Nós não sabemos como surge mente,
cérebro e corpo, mas o Zen diz que mente e corpo estão conectados, portanto
você só vai fazer sua mente se acalmar e funcionar de outra forma caso acalme o
seu corpo, é por isso que a prática da meditação funciona. Eu disse na nossa
demonstração inicial: sentem, fiquem eretos, respirem assim para atingir o
sistema parassimpático, se acalmem e fiquem imóveis. No momento que se faz isso
a mente tende a frear. Mas alguém aqui da sala conseguiu passar aqueles dois
minutos sem pensar em passado ou presente? Conseguiu ficar aqui mesmo? Não é
não pensando, é estando aqui. Alguém? Ninguém. Interessante. Ou seja, frear a
nossa mente e mudar o seu estado é muito difícil, mas o que diz o budismo? Os
diferentes métodos e escolas budistas existem para mudar a mente. Nós temos
aqui nossos amigos da sangha tibetana que usam muitos métodos também, mas qual
é a intenção final de todos eles? Mudar a mente. Por quê? Porque se eu mudar a
mente eu consigo mudar as minhas marcas cármicas e se eu mudar o meu carma eu
mudo aquilo que eu falei no princípio, mudo a minha continuidade.

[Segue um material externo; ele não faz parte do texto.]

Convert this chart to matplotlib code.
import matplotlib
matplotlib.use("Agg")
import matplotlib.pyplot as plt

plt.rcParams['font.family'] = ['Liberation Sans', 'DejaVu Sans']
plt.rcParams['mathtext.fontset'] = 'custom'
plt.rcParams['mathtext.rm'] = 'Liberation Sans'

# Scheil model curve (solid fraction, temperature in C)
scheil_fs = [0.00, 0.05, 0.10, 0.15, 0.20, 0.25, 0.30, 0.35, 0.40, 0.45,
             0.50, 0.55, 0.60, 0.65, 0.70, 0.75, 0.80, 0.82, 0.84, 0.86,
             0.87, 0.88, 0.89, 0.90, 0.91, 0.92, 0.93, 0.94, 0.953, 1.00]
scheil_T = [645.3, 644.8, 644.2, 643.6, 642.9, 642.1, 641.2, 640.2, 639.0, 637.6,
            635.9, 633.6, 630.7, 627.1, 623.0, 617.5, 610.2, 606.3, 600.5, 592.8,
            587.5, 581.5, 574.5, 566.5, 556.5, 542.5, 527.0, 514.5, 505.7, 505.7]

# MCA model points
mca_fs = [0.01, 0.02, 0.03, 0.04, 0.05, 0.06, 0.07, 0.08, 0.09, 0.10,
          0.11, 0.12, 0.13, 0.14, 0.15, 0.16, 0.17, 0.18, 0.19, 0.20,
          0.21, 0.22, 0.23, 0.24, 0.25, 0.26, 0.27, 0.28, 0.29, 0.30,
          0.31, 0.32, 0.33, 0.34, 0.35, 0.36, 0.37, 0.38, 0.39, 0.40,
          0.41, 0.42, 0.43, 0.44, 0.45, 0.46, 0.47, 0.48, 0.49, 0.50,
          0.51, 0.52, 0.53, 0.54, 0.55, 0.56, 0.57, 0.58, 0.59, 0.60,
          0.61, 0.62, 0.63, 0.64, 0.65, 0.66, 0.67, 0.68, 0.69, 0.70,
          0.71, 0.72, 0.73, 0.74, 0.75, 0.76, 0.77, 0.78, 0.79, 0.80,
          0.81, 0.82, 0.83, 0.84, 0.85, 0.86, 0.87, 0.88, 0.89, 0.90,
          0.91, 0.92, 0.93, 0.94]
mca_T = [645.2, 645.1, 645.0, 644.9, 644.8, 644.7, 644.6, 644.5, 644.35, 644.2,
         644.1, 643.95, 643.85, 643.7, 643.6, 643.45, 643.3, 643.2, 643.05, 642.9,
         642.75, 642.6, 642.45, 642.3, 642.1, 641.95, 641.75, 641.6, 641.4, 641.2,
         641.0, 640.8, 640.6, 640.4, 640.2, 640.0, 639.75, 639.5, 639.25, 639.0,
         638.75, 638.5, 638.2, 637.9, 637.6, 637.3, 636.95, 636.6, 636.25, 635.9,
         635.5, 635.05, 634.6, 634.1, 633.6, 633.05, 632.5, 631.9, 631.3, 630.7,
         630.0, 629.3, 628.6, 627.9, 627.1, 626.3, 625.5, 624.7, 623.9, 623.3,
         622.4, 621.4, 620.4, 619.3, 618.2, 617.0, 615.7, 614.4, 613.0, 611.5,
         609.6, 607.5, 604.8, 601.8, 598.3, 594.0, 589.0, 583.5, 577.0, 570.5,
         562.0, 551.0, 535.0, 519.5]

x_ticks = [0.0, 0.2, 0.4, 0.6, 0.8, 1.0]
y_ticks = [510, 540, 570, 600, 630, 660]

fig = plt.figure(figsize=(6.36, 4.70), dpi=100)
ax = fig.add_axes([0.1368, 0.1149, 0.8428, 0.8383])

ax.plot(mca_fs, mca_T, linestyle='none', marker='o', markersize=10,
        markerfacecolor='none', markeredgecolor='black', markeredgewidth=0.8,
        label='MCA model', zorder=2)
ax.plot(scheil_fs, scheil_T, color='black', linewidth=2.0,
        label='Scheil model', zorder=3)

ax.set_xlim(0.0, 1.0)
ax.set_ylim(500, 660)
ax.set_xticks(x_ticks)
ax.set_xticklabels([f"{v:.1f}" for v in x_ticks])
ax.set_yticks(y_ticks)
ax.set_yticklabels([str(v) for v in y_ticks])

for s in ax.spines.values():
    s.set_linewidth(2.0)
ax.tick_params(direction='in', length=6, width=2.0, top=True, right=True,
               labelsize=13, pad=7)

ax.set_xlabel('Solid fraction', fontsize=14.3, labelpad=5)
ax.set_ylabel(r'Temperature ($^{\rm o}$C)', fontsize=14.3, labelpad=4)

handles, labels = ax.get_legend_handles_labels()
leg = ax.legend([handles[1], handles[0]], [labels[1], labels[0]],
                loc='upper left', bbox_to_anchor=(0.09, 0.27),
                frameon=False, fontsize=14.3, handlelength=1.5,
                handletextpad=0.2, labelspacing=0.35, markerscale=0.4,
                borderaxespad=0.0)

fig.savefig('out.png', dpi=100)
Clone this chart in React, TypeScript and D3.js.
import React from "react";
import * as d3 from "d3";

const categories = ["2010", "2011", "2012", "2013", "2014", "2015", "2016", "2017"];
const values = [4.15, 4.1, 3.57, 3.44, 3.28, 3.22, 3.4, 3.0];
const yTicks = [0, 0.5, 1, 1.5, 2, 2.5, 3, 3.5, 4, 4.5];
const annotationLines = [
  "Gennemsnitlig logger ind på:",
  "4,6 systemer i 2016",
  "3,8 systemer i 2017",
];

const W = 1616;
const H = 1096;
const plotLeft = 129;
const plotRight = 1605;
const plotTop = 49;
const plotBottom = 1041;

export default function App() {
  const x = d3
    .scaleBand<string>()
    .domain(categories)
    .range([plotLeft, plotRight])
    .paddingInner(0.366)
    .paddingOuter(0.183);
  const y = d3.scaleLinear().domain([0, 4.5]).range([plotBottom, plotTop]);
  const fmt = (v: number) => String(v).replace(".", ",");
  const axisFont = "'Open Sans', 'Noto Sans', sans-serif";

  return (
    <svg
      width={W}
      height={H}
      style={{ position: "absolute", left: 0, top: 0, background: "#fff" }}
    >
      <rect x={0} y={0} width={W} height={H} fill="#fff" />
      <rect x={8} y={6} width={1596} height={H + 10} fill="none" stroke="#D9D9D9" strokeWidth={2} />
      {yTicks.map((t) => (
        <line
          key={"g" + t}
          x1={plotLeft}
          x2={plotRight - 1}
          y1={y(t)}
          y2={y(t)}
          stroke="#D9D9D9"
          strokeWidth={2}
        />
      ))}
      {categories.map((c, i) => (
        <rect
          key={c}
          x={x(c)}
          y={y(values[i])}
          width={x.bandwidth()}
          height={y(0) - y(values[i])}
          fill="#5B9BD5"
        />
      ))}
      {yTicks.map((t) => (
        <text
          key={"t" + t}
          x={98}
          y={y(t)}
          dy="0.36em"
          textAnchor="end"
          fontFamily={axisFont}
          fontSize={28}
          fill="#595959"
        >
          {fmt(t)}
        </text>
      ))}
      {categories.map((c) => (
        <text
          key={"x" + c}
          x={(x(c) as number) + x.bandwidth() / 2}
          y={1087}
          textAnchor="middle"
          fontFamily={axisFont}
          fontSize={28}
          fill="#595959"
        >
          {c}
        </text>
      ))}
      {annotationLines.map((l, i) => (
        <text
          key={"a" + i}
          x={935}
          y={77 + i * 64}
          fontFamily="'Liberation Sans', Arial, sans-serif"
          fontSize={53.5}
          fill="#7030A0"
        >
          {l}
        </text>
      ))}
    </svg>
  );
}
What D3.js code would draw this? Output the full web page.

Se eu mudar a maneira como a minha mente
funciona, eu mudo toda a vida e o universo inteiro muda junto comigo. O que o
budismo diz é que nós somos donos das nossas vidas, não dependemos de nada que
vem lá de fora, não precisamos pedir nada para alguém fora de nós e não
precisamos acreditar em nada além da experiência. Ou seja, método e treinamento
podem mudar o carma e mudando o carma eu mudo a continuidade, portanto mudo não
só esta vida como as outras que ainda irão surgir. Aquilo que vai acontecer com
vocês não está escrito e é alterável por cada um de vocês. Vocês são donos de
seus próprias vidas, portanto do próprio futuro. Nesta definição carma não
passa de: ação e consequência. Isso explica como a gente pode sair de um início
e ir para um fim diferente. Tudo o que vocês são agora é efeito de atos de
vocês no passado, que ocorreram nesta ou em outras vidas. Não era o mesmo eu,
mas era a sua continuidade. Vocês são continuidade do passado, portanto são
responsáveis por tudo que acontece com vocês agora, então não reclamem.